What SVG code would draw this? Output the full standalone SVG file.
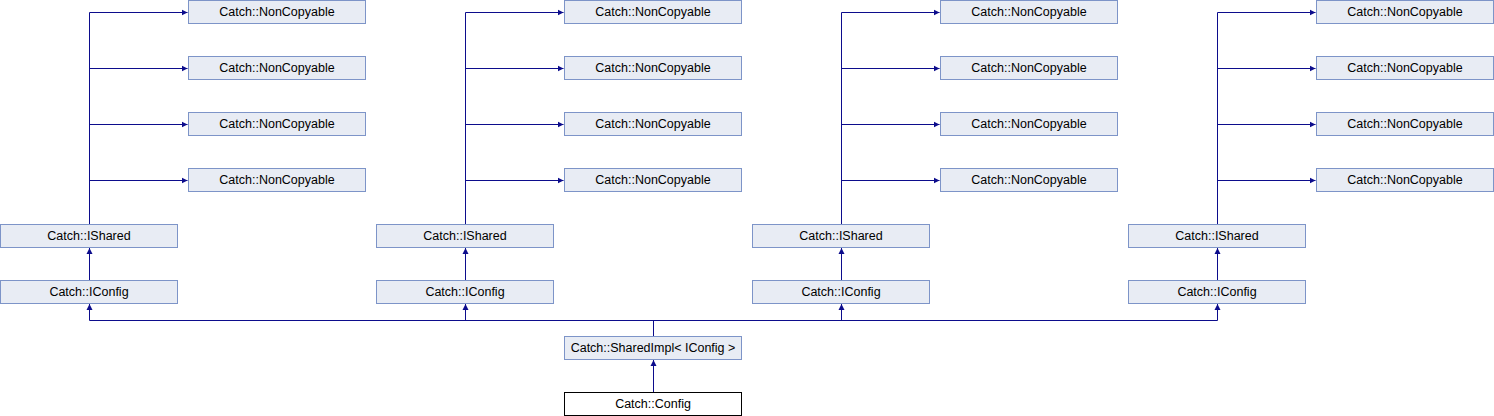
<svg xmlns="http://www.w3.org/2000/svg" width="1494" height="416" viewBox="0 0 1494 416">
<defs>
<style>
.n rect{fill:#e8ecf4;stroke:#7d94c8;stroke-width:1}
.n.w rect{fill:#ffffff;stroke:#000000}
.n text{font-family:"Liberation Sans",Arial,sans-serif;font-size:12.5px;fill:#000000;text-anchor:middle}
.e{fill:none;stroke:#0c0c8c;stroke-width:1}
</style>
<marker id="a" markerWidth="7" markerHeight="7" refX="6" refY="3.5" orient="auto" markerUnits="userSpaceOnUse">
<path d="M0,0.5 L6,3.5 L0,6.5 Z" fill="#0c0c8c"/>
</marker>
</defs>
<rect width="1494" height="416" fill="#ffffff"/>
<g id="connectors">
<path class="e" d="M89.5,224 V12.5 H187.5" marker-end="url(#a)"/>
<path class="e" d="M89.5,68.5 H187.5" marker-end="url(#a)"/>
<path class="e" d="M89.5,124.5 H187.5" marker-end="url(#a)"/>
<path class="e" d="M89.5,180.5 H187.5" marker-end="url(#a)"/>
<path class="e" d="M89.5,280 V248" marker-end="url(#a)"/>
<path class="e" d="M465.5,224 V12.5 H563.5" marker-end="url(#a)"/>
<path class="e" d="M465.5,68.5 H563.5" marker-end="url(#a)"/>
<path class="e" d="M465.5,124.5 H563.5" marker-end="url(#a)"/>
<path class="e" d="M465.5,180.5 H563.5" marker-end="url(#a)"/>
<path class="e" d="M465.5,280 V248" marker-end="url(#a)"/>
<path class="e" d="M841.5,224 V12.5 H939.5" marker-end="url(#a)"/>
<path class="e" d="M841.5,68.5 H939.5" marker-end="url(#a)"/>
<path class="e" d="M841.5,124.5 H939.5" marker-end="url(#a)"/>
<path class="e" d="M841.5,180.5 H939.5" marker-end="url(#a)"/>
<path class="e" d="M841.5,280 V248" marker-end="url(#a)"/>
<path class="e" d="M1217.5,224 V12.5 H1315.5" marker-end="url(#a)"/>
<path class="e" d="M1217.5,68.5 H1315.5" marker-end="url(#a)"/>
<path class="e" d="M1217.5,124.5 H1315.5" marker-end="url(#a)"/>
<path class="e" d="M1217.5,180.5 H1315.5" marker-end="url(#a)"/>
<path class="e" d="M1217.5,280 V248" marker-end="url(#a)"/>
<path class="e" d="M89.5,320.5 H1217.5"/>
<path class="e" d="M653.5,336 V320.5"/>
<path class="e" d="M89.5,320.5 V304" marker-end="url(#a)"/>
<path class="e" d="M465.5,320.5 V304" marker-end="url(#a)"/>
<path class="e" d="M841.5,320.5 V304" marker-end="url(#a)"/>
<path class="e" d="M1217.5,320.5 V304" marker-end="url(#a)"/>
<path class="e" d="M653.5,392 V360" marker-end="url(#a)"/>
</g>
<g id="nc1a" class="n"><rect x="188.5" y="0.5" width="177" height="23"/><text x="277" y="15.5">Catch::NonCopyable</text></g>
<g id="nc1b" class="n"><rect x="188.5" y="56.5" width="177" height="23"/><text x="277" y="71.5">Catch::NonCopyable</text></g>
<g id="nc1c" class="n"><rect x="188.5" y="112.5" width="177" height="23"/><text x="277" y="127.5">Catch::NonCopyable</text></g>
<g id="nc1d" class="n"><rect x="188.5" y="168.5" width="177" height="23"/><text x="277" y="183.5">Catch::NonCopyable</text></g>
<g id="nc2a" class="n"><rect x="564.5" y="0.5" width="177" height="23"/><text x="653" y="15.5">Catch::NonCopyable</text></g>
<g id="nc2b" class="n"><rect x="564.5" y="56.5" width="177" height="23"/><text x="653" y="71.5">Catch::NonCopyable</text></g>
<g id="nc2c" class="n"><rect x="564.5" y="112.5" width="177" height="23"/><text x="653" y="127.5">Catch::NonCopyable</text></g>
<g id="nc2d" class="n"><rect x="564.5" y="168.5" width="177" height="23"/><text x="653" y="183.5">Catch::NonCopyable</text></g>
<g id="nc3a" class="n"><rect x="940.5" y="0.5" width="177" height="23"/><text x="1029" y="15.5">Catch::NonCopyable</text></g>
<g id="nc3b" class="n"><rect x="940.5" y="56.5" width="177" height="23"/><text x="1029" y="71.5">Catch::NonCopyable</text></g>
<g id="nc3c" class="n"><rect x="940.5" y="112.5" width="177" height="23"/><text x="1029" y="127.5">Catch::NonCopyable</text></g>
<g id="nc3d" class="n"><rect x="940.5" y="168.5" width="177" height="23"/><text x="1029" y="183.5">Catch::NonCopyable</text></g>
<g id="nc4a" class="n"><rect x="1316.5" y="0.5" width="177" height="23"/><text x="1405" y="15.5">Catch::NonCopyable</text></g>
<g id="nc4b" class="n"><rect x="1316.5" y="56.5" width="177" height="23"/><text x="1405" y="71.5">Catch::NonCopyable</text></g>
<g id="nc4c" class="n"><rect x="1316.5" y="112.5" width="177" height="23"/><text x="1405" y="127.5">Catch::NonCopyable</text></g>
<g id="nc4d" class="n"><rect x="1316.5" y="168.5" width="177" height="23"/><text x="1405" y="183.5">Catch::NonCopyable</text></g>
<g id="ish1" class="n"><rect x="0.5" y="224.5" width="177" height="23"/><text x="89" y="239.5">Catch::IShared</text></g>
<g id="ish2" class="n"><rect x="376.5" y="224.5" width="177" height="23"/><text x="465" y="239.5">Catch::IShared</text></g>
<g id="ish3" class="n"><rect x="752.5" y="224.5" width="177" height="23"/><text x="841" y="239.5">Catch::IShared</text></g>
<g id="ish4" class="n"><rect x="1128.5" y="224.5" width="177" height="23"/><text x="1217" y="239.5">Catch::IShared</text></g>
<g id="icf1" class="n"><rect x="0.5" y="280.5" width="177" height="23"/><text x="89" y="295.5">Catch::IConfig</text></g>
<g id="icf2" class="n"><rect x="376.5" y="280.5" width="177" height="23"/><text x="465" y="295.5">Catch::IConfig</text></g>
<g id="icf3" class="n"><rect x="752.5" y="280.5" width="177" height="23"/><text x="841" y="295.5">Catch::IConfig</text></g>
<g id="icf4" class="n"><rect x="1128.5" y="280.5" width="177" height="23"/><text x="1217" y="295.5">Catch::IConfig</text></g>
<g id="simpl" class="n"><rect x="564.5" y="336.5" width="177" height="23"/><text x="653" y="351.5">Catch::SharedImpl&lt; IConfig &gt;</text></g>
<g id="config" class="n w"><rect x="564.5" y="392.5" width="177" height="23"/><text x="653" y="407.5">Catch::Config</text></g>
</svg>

· · · · · · ·

## What the exercise asks
Set down the material exactly, every line of it, except for the pictures.

## Worked answer
What SVG code would draw this? Output the full standalone SVG file.
<svg xmlns="http://www.w3.org/2000/svg" width="1494" height="416" viewBox="0 0 1494 416">
<defs>
<style>
.n rect{fill:#e8ecf4;stroke:#7d94c8;stroke-width:1}
.n.w rect{fill:#ffffff;stroke:#000000}
.n text{font-family:"Liberation Sans",Arial,sans-serif;font-size:12.5px;fill:#000000;text-anchor:middle}
.e{fill:none;stroke:#0c0c8c;stroke-width:1}
</style>
<marker id="a" markerWidth="7" markerHeight="7" refX="6" refY="3.5" orient="auto" markerUnits="userSpaceOnUse">
<path d="M0,0.5 L6,3.5 L0,6.5 Z" fill="#0c0c8c"/>
</marker>
</defs>
<rect width="1494" height="416" fill="#ffffff"/>
<g id="connectors">
<path class="e" d="M89.5,224 V12.5 H187.5" marker-end="url(#a)"/>
<path class="e" d="M89.5,68.5 H187.5" marker-end="url(#a)"/>
<path class="e" d="M89.5,124.5 H187.5" marker-end="url(#a)"/>
<path class="e" d="M89.5,180.5 H187.5" marker-end="url(#a)"/>
<path class="e" d="M89.5,280 V248" marker-end="url(#a)"/>
<path class="e" d="M465.5,224 V12.5 H563.5" marker-end="url(#a)"/>
<path class="e" d="M465.5,68.5 H563.5" marker-end="url(#a)"/>
<path class="e" d="M465.5,124.5 H563.5" marker-end="url(#a)"/>
<path class="e" d="M465.5,180.5 H563.5" marker-end="url(#a)"/>
<path class="e" d="M465.5,280 V248" marker-end="url(#a)"/>
<path class="e" d="M841.5,224 V12.5 H939.5" marker-end="url(#a)"/>
<path class="e" d="M841.5,68.5 H939.5" marker-end="url(#a)"/>
<path class="e" d="M841.5,124.5 H939.5" marker-end="url(#a)"/>
<path class="e" d="M841.5,180.5 H939.5" marker-end="url(#a)"/>
<path class="e" d="M841.5,280 V248" marker-end="url(#a)"/>
<path class="e" d="M1217.5,224 V12.5 H1315.5" marker-end="url(#a)"/>
<path class="e" d="M1217.5,68.5 H1315.5" marker-end="url(#a)"/>
<path class="e" d="M1217.5,124.5 H1315.5" marker-end="url(#a)"/>
<path class="e" d="M1217.5,180.5 H1315.5" marker-end="url(#a)"/>
<path class="e" d="M1217.5,280 V248" marker-end="url(#a)"/>
<path class="e" d="M89.5,320.5 H1217.5"/>
<path class="e" d="M653.5,336 V320.5"/>
<path class="e" d="M89.5,320.5 V304" marker-end="url(#a)"/>
<path class="e" d="M465.5,320.5 V304" marker-end="url(#a)"/>
<path class="e" d="M841.5,320.5 V304" marker-end="url(#a)"/>
<path class="e" d="M1217.5,320.5 V304" marker-end="url(#a)"/>
<path class="e" d="M653.5,392 V360" marker-end="url(#a)"/>
</g>
<g id="nc1a" class="n"><rect x="188.5" y="0.5" width="177" height="23"/><text x="277" y="15.5">Catch::NonCopyable</text></g>
<g id="nc1b" class="n"><rect x="188.5" y="56.5" width="177" height="23"/><text x="277" y="71.5">Catch::NonCopyable</text></g>
<g id="nc1c" class="n"><rect x="188.5" y="112.5" width="177" height="23"/><text x="277" y="127.5">Catch::NonCopyable</text></g>
<g id="nc1d" class="n"><rect x="188.5" y="168.5" width="177" height="23"/><text x="277" y="183.5">Catch::NonCopyable</text></g>
<g id="nc2a" class="n"><rect x="564.5" y="0.5" width="177" height="23"/><text x="653" y="15.5">Catch::NonCopyable</text></g>
<g id="nc2b" class="n"><rect x="564.5" y="56.5" width="177" height="23"/><text x="653" y="71.5">Catch::NonCopyable</text></g>
<g id="nc2c" class="n"><rect x="564.5" y="112.5" width="177" height="23"/><text x="653" y="127.5">Catch::NonCopyable</text></g>
<g id="nc2d" class="n"><rect x="564.5" y="168.5" width="177" height="23"/><text x="653" y="183.5">Catch::NonCopyable</text></g>
<g id="nc3a" class="n"><rect x="940.5" y="0.5" width="177" height="23"/><text x="1029" y="15.5">Catch::NonCopyable</text></g>
<g id="nc3b" class="n"><rect x="940.5" y="56.5" width="177" height="23"/><text x="1029" y="71.5">Catch::NonCopyable</text></g>
<g id="nc3c" class="n"><rect x="940.5" y="112.5" width="177" height="23"/><text x="1029" y="127.5">Catch::NonCopyable</text></g>
<g id="nc3d" class="n"><rect x="940.5" y="168.5" width="177" height="23"/><text x="1029" y="183.5">Catch::NonCopyable</text></g>
<g id="nc4a" class="n"><rect x="1316.5" y="0.5" width="177" height="23"/><text x="1405" y="15.5">Catch::NonCopyable</text></g>
<g id="nc4b" class="n"><rect x="1316.5" y="56.5" width="177" height="23"/><text x="1405" y="71.5">Catch::NonCopyable</text></g>
<g id="nc4c" class="n"><rect x="1316.5" y="112.5" width="177" height="23"/><text x="1405" y="127.5">Catch::NonCopyable</text></g>
<g id="nc4d" class="n"><rect x="1316.5" y="168.5" width="177" height="23"/><text x="1405" y="183.5">Catch::NonCopyable</text></g>
<g id="ish1" class="n"><rect x="0.5" y="224.5" width="177" height="23"/><text x="89" y="239.5">Catch::IShared</text></g>
<g id="ish2" class="n"><rect x="376.5" y="224.5" width="177" height="23"/><text x="465" y="239.5">Catch::IShared</text></g>
<g id="ish3" class="n"><rect x="752.5" y="224.5" width="177" height="23"/><text x="841" y="239.5">Catch::IShared</text></g>
<g id="ish4" class="n"><rect x="1128.5" y="224.5" width="177" height="23"/><text x="1217" y="239.5">Catch::IShared</text></g>
<g id="icf1" class="n"><rect x="0.5" y="280.5" width="177" height="23"/><text x="89" y="295.5">Catch::IConfig</text></g>
<g id="icf2" class="n"><rect x="376.5" y="280.5" width="177" height="23"/><text x="465" y="295.5">Catch::IConfig</text></g>
<g id="icf3" class="n"><rect x="752.5" y="280.5" width="177" height="23"/><text x="841" y="295.5">Catch::IConfig</text></g>
<g id="icf4" class="n"><rect x="1128.5" y="280.5" width="177" height="23"/><text x="1217" y="295.5">Catch::IConfig</text></g>
<g id="simpl" class="n"><rect x="564.5" y="336.5" width="177" height="23"/><text x="653" y="351.5">Catch::SharedImpl&lt; IConfig &gt;</text></g>
<g id="config" class="n w"><rect x="564.5" y="392.5" width="177" height="23"/><text x="653" y="407.5">Catch::Config</text></g>
</svg>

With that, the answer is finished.